From the Greeks let us turn to the Romans. The earliest examples to our purpose occur in the Aeneid. And, though Virgil is a poet, yet is he so correct a writer, that we may well take for granted, that he either records facts which had been handed down by tradition, or that, when he feigns, he feigns things strikingly in accord with the manners and belief of the age of which he speaks.

POLYDORUS.

One of the first passages that occur, is of the ghost of the deceased Polydorus on the coast of Thrace. Polydorus, the son of Priam, was murdered by the king of that country, his host, for the sake of the treasures he had brought with him from Troy. He was struck through with darts made of the wood of the myrtle. The body was cast into a pit, and earth thrown upon it. The stems of myrtle grew and flourished. Aeneas, after the burning of Troy, first attempted a settlement in this place. Near the spot where he landed he found a hillock thickly set with myrtle.
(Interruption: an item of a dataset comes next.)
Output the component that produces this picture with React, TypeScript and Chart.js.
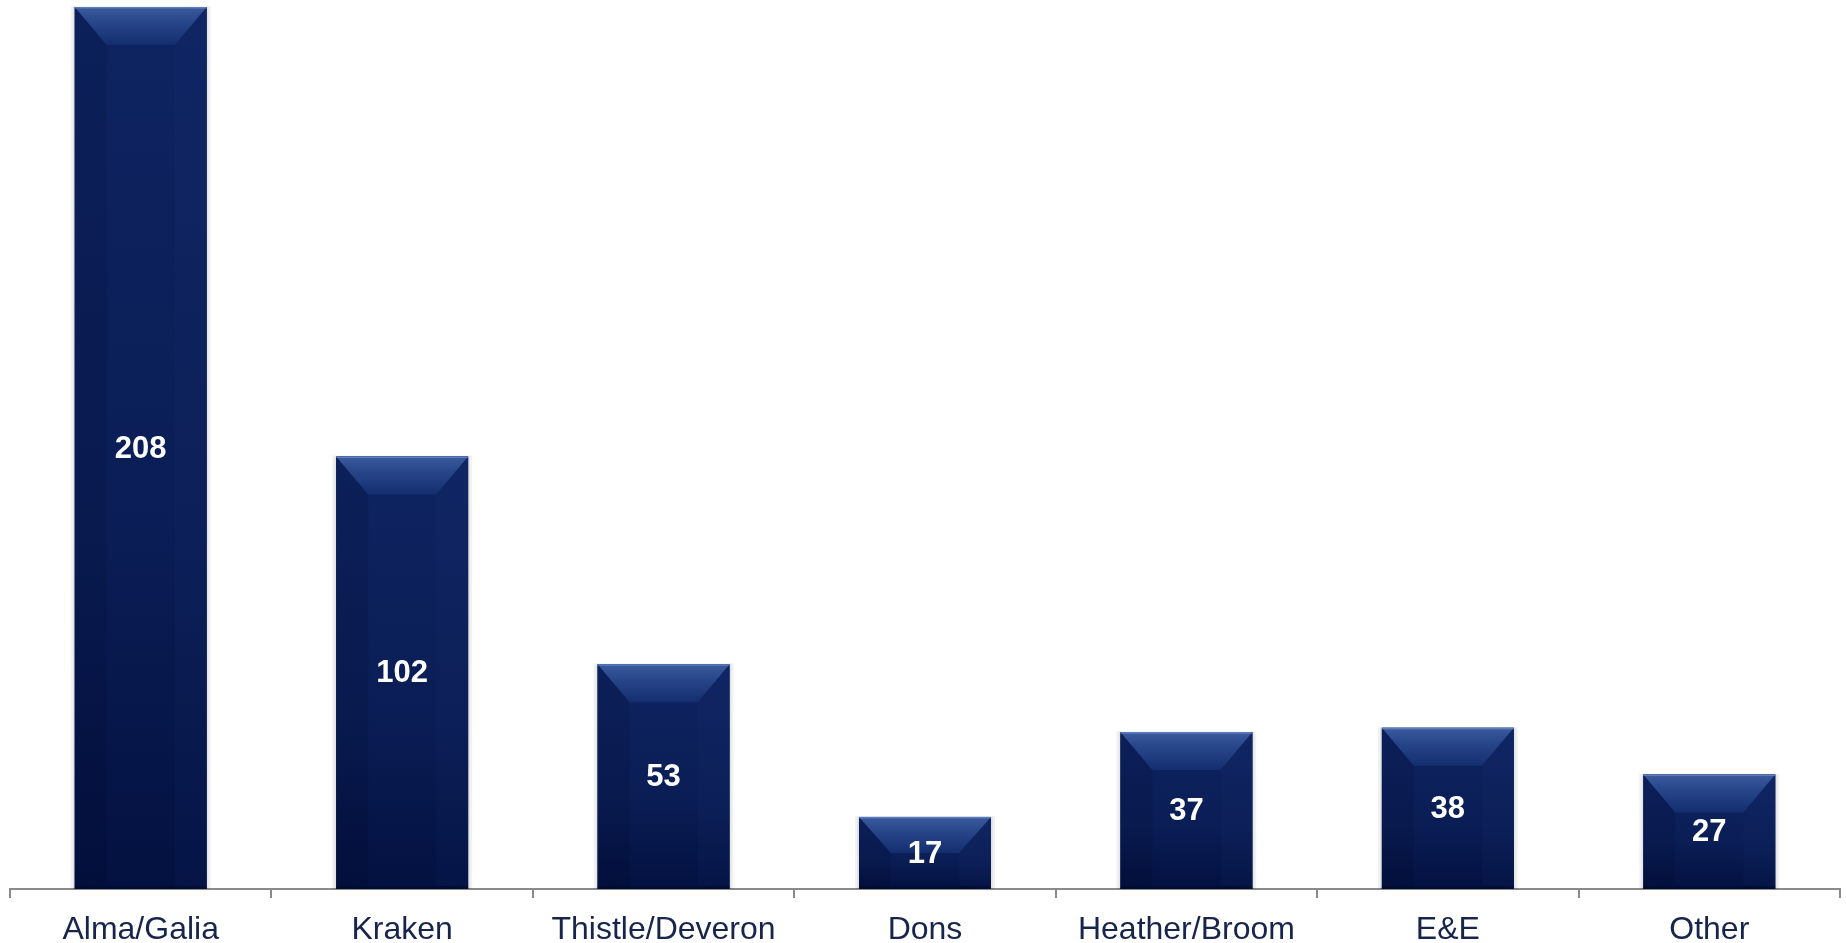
import React, { useEffect, useRef } from "react";
import { Chart, registerables } from "chart.js";

Chart.register(...registerables);

const categories = ["Alma/Galia", "Kraken", "Thistle/Deveron", "Dons", "Heather/Broom", "E&E", "Other"];
const values = [208, 102, 53, 17, 37, 38, 27];
const valueLabels = ["208", "102", "53", "17", "37", "38", "27"];

const FONT = "'Liberation Sans', Arial, Helvetica, sans-serif";

const bevelPlugin = {
  id: "bevelBars",
  afterDatasetsDraw(chart: any) {
    const ctx = chart.ctx as CanvasRenderingContext2D;
    const meta = chart.getDatasetMeta(0);
    meta.data.forEach((el: any, i: number) => {
      const p = el.getProps(["x", "y", "base", "width"], true);
      const x0 = p.x - p.width / 2;
      const x1 = p.x + p.width / 2;
      const y0 = Math.min(p.y, p.base);
      const y1 = Math.max(p.y, p.base);
      const w = x1 - x0;
      const h = y1 - y0;
      ctx.save();
      // soft shadow
      ctx.fillStyle = "rgba(0,0,0,0.05)";
      ctx.fillRect(x0 - 4, y0 - 1, w + 8, h + 1);
      ctx.fillStyle = "rgba(0,0,0,0.05)";
      ctx.fillRect(x0 - 2, y0, w + 4, h);
      // body
      const g = ctx.createLinearGradient(0, y0, 0, y1);
      g.addColorStop(0, "#0e2461");
      g.addColorStop(0.6, "#0a1d55");
      g.addColorStop(1, "#031140");
      ctx.fillStyle = g;
      ctx.fillRect(x0, y0, w, h);
      const b = 32;
      const bv = Math.min(38, h * 0.5);
      // left / right bevels
      ctx.fillStyle = "rgba(0,0,20,0.10)";
      ctx.beginPath();
      ctx.moveTo(x0, y0);
      ctx.lineTo(x0 + b, y0 + bv);
      ctx.lineTo(x0 + b, y1 - 4);
      ctx.lineTo(x0, y1);
      ctx.closePath();
      ctx.fill();
      ctx.fillStyle = "rgba(40,70,140,0.07)";
      ctx.beginPath();
      ctx.moveTo(x1, y0);
      ctx.lineTo(x1 - b, y0 + bv);
      ctx.lineTo(x1 - b, y1 - 4);
      ctx.lineTo(x1, y1);
      ctx.closePath();
      ctx.fill();
      // top bevel
      const tg = ctx.createLinearGradient(0, y0, 0, y0 + bv);
      tg.addColorStop(0, "#3c5b9f");
      tg.addColorStop(0.4, "#27468a");
      tg.addColorStop(1, "#132e6f");
      ctx.fillStyle = tg;
      ctx.beginPath();
      ctx.moveTo(x0, y0);
      ctx.lineTo(x1, y0);
      ctx.lineTo(x1 - b, y0 + bv);
      ctx.lineTo(x0 + b, y0 + bv);
      ctx.closePath();
      ctx.fill();
      // top highlight line
      ctx.fillStyle = "rgba(110,140,200,0.7)";
      ctx.fillRect(x0, y0, w, 1.5);
      // bottom dark edge
      ctx.fillStyle = "rgba(0,5,30,0.35)";
      ctx.fillRect(x0, y1 - 3, w, 3);
      // value label
      ctx.fillStyle = "#ffffff";
      ctx.font = `bold 31px ${FONT}`;
      ctx.textAlign = "center";
      ctx.textBaseline = "middle";
      ctx.fillText(valueLabels[i], p.x, (y0 + y1) / 2 + 1);
      ctx.restore();
    });
  },
};

export default function App() {
  const ref = useRef<HTMLCanvasElement | null>(null);
  useEffect(() => {
    if (!ref.current) return;
    const chart = new Chart(ref.current, {
      type: "bar",
      data: {
        labels: categories,
        datasets: [
          {
            data: values,
            backgroundColor: "#0b2158",
            borderWidth: 0,
            barPercentage: 0.505,
            categoryPercentage: 1,
          },
        ],
      },
      options: {
        animation: false,
        responsive: false,
        devicePixelRatio: 1,
        layout: { padding: { top: 7, left: 10, right: 6, bottom: 0 } },
        plugins: { legend: { display: false }, tooltip: { enabled: false } },
        scales: {
          x: {
            grid: {
              display: true,
              drawOnChartArea: false,
              drawTicks: true,
              tickLength: 9,
              color: "#8a8a8a",
              lineWidth: 2,
            },
            border: { display: true, color: "#8a8a8a", width: 2 },
            ticks: {
              color: "#17254d",
              padding: 16,
              font: { size: 32, family: FONT, lineHeight: 1 },
            },
          },
          y: { display: false, min: 0, max: 208 },
        },
      },
      plugins: [bevelPlugin],
    });
    return () => chart.destroy();
  }, []);
  return (
    <div
      style={{
        position: "fixed",
        left: 0,
        top: 0,
        width: 1846,
        height: 943,
        overflow: "hidden",
        background: "#fff",
      }}
    >
      <canvas ref={ref} width={1846} height={962} style={{ display: "block" }} />
    </div>
  );
}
He attempted to gather some, thinking it might form a suitable screen to an altar which he had just raised. To his astonishment and horror he found the branches he had plucked, dropping with blood. He tried the experiment again and again. At length a voice from the mound was heard, exclaiming, "Spare me! I am Polydorus;" and warning him to fly the blood-stained and treacherous shore.

DIDO.

We have a more detailed tale of necromancy, when Dido, deserted by Aeneas, resolves on self-destruction. To delude her sister as to her secret purpose, she sends for a priestess from the gardens of the Hesperides, pretending that her object is by magical incantations again to relumine the passion of love in the breast of Aeneas. This priestess is endowed with the power, by potent verse to free the oppressed soul from care, and by similar means to agitate the bosom with passion which is free from its empire. She can arrest the headlong stream, and cause the stars to return back in their orbits. She can call up the ghosts of the dead. She is able to compel the solid earth to rock, and the trees of the forest to descend from their mountains. To give effect to the infernal spell, Dido commands that a funeral pyre shall be set up in the interior court of her palace, and that the arms of Aeneas, what remained of his attire, and the marriage bed in which Dido had received him, shall be heaped upon it. The pyre is hung round with garlands, and adorned with branches of cypress. The sword of Aeneas and his picture are added. Altars are placed round the pyre; and the priestess, with dishevelled hair, calls with terrific charms upon her three hundred Gods, upon Erebus, chaos, and the three-faced Hecate. She sprinkles around the waters of Avernus, and adds certain herbs that had been cropped by moonlight with a sickle of brass. She brings with her the excrescence which is found upon the forehead of a new-cast foal, of the size of a dried fig, and which unless first eaten by the mare, the mother never admits her young to the nourishment of her milk. After these preparations, Dido, with garments tucked up, and with one foot bare, approached the altars, breaking over them a consecrated cake, and embracing them successively in her arms. The pyre was then to be set on fire; and, as the different objects placed upon it were gradually consumed, the charm became complete, and the ends proposed to the ceremony were expected to follow. Dido assures her sister, that she well knew the unlawfulness of her proceeding, and protests that nothing but irresistible necessity should have compelled her to have recourse to these unhallowed arts. She finally stabs herself, and expires.